I refer, of course, to the Garth Brooks affair which is still rumbling away on top of the headlines both nationally and internationally as I write.

Old hacks like myself would often say that slight stories which would not make Page 7 in the depths of winter often got "legs" and would run forever across the front pages during the Silly Season. This is usually because the holiday season closes down the areas of politics and business and commerce which normally generate the stories that really matter.

The vacuum in most Silly Seasons is normally filled by extensive reporting of boring literary summer schools of one kind or another, or saturation coverage of the disasters of nature such as the beaching of a pod of pilot whales in North Donegal last week.

But this year along arrives the Garth Brooks fiasco, and everything is really crazy and out of proportion because all the media (including even my dear editor Debbie McGoldrick) go out over the top with the same ferocity as the first soldiers tore into the No Man’s Land of the Great War exactly a century ago.
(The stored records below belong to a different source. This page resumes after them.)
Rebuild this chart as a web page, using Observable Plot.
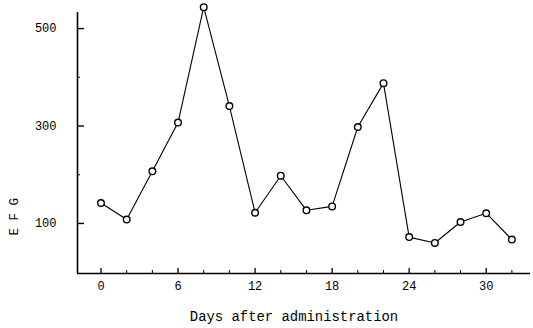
<!DOCTYPE html>
<html>
<head>
<meta charset="utf-8">
<script src="https://cdn.jsdelivr.net/npm/d3@7"></script>
<script src="https://cdn.jsdelivr.net/npm/@observablehq/plot@0.6"></script>
<style>
  html, body { margin: 0; padding: 0; background: #fff; }
  #chart svg { display: block; }
</style>
</head>
<body>
<div id="chart"></div>
<script>
const days = [0, 2, 4, 6, 8, 10, 12, 14, 16, 18, 20, 22, 24, 26, 28, 30, 32];
const efg  = [142, 108, 207, 307, 544, 341, 122, 198, 127, 135, 298, 388, 72, 60, 103, 121, 67];
const xMajorTicks = [0, 6, 12, 18, 24, 30];
const xMinorTicks = [2, 4, 8, 10, 14, 16, 20, 22, 26, 28, 32];
const yMajorTicks = [100, 300, 500];
const yMinorTicks = [200, 400];
const xDomain = [-1.83, 33.45];
const yDomain = [-2.7, 533];
const xTitle = "Days after administration";
const yTitle = "E F G";

const data = days.map((d, i) => ({day: d, value: efg[i]}));
const font = "'Liberation Mono', 'DejaVu Sans Mono', monospace";

const chart = Plot.plot({
  width: 533,
  height: 328,
  marginLeft: 77,
  marginRight: 3,
  marginTop: 12,
  marginBottom: 55,
  style: {fontFamily: font, fontSize: "12px", color: "#000", background: "#fff"},
  x: {domain: xDomain},
  y: {domain: yDomain},
  marks: [
    Plot.ruleX([xDomain[0]], {stroke: "#000", strokeWidth: 1.6}),
    Plot.ruleY([yDomain[0]], {stroke: "#000", strokeWidth: 1.6}),
    Plot.axisX({ticks: xMajorTicks, tickSize: -5, tickFormat: () => "", strokeWidth: 1.3, label: null}),
    Plot.axisX({ticks: xMinorTicks, tickSize: -3, tickFormat: () => "", strokeWidth: 1, label: null}),
    Plot.axisX({ticks: xMajorTicks, tickSize: 0, tickPadding: 8, label: null, fontSize: 12}),
    Plot.axisY({ticks: yMajorTicks, tickSize: -7, tickFormat: () => "", strokeWidth: 1.4, label: null}),
    Plot.axisY({ticks: yMinorTicks, tickSize: -3, tickFormat: () => "", strokeWidth: 1, label: null}),
    Plot.axisY({ticks: yMajorTicks, tickSize: 0, tickPadding: 21, label: null, fontSize: 12}),
    Plot.text([xTitle], {frameAnchor: "bottom", dx: -10, dy: 47, fontSize: 13.9, fill: "#000"}),
    Plot.text([yTitle], {frameAnchor: "bottom-left", rotate: -90, textAnchor: "start", dx: -60, dy: -38, fontSize: 12.5, fill: "#000"}),
    Plot.line(data, {x: "day", y: "value", stroke: "#000", strokeWidth: 1.1}),
    Plot.dot(data, {x: "day", y: "value", r: 3.3, stroke: "#000", strokeWidth: 1.4, fill: "#fff"})
  ]
});
document.getElementById("chart").appendChild(chart);
</script>
</body>
</html>
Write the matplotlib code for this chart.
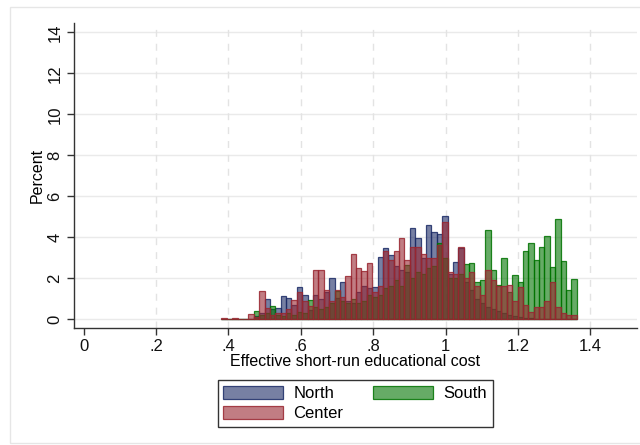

Grotesque and bizarre and quite frightening as the late Charlie Haughey might have remarked.

I won't go into all the detail that ye have read and witnessed on your TV screens many times already, but it is incredible that the issue of the cancelled concerts by the singing star has even been debated in the Dail (Parliament) and the highest courts of the land, that there has even been a call from somebody that President Obama should be asked to intervene.

The impression has gone forth that Ireland's international reputation has been ruined because Garth Brooks was not permitted to play his five concerts in Croke Park at the end of the month. That is Silly Season rubbish.

The Irish have always had what I would call a strong weakness for American country music all my lifetime. You can go back through the decades to the yodeling Slim Whitman and his China Doll and to the hugely popular Jim Reeves and Johnny Cash and Dolly Parton and others.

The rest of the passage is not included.